- Exercise goal
Repeat the data that follows, word for word, without the images.
**** Given data ****
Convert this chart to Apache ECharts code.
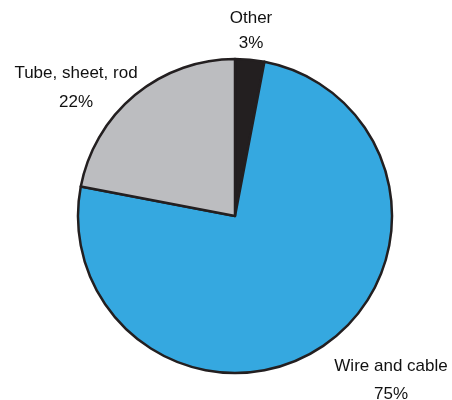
<!DOCTYPE html>
<html>
<head>
<meta charset="utf-8">
<script src="https://cdn.jsdelivr.net/npm/echarts@6/dist/echarts.min.js"></script>
<style>
  html, body { margin: 0; padding: 0; background: #fff; }
  #chart { width: 452px; height: 400px; }
</style>
</head>
<body>
<div id="chart"></div>
<script>
// data
var categories = ['Other', 'Wire and cable', 'Tube, sheet, rod'];
var shares = [3, 75, 22];
var colors = ['#231f20', '#35a8e0', '#bcbdc0'];

// where each label sits (centre of the text block)
var labelSpots = [[251, 31], [391, 380], [76, 88]];
var labelGaps = [25, 28, 29];

var pieData = [];
for (var i = 0; i < categories.length; i++) {
    pieData.push({
        name: categories[i],
        value: shares[i],
        itemStyle: { color: colors[i] },
        label: { lineHeight: labelGaps[i] }
    });
}

var myChart = echarts.init(document.getElementById('chart'));
var option = {
    animation: false,
    series: [
        {
            type: 'pie',
            center: [235, 216],
            radius: 157,
            startAngle: 90,
            clockwise: true,
            data: pieData,
            itemStyle: {
                borderColor: '#231f20',
                borderWidth: 2.5
            },
            label: {
                show: true,
                position: 'outside',
                formatter: '{b}\n{d}%',
                fontFamily: '"Liberation Sans Narrow", "Arial Narrow", "Liberation Sans", Arial, sans-serif',
                fontSize: 17,
                color: '#111',
                align: 'center',
                overflow: 'none',
                width: 200
            },
            labelLine: { show: false },
            labelLayout: function (params) {
                var p = labelSpots[params.dataIndex];
                return { x: p[0], y: p[1], align: 'center', verticalAlign: 'middle' };
            }
        }
    ]
};
myChart.setOption(option);
</script>
</body>
</html>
****
- Worked answer
Convert this chart to Apache ECharts code.
<!DOCTYPE html>
<html>
<head>
<meta charset="utf-8">
<script src="https://cdn.jsdelivr.net/npm/echarts@6/dist/echarts.min.js"></script>
<style>
  html, body { margin: 0; padding: 0; background: #fff; }
  #chart { width: 452px; height: 400px; }
</style>
</head>
<body>
<div id="chart"></div>
<script>
// data
var categories = ['Other', 'Wire and cable', 'Tube, sheet, rod'];
var shares = [3, 75, 22];
var colors = ['#231f20', '#35a8e0', '#bcbdc0'];

// where each label sits (centre of the text block)
var labelSpots = [[251, 31], [391, 380], [76, 88]];
var labelGaps = [25, 28, 29];

var pieData = [];
for (var i = 0; i < categories.length; i++) {
    pieData.push({
        name: categories[i],
        value: shares[i],
        itemStyle: { color: colors[i] },
        label: { lineHeight: labelGaps[i] }
    });
}

var myChart = echarts.init(document.getElementById('chart'));
var option = {
    animation: false,
    series: [
        {
            type: 'pie',
            center: [235, 216],
            radius: 157,
            startAngle: 90,
            clockwise: true,
            data: pieData,
            itemStyle: {
                borderColor: '#231f20',
                borderWidth: 2.5
            },
            label: {
                show: true,
                position: 'outside',
                formatter: '{b}\n{d}%',
                fontFamily: '"Liberation Sans Narrow", "Arial Narrow", "Liberation Sans", Arial, sans-serif',
                fontSize: 17,
                color: '#111',
                align: 'center',
                overflow: 'none',
                width: 200
            },
            labelLine: { show: false },
            labelLayout: function (params) {
                var p = labelSpots[params.dataIndex];
                return { x: p[0], y: p[1], align: 'center', verticalAlign: 'middle' };
            }
        }
    ]
};
myChart.setOption(option);
</script>
</body>
</html>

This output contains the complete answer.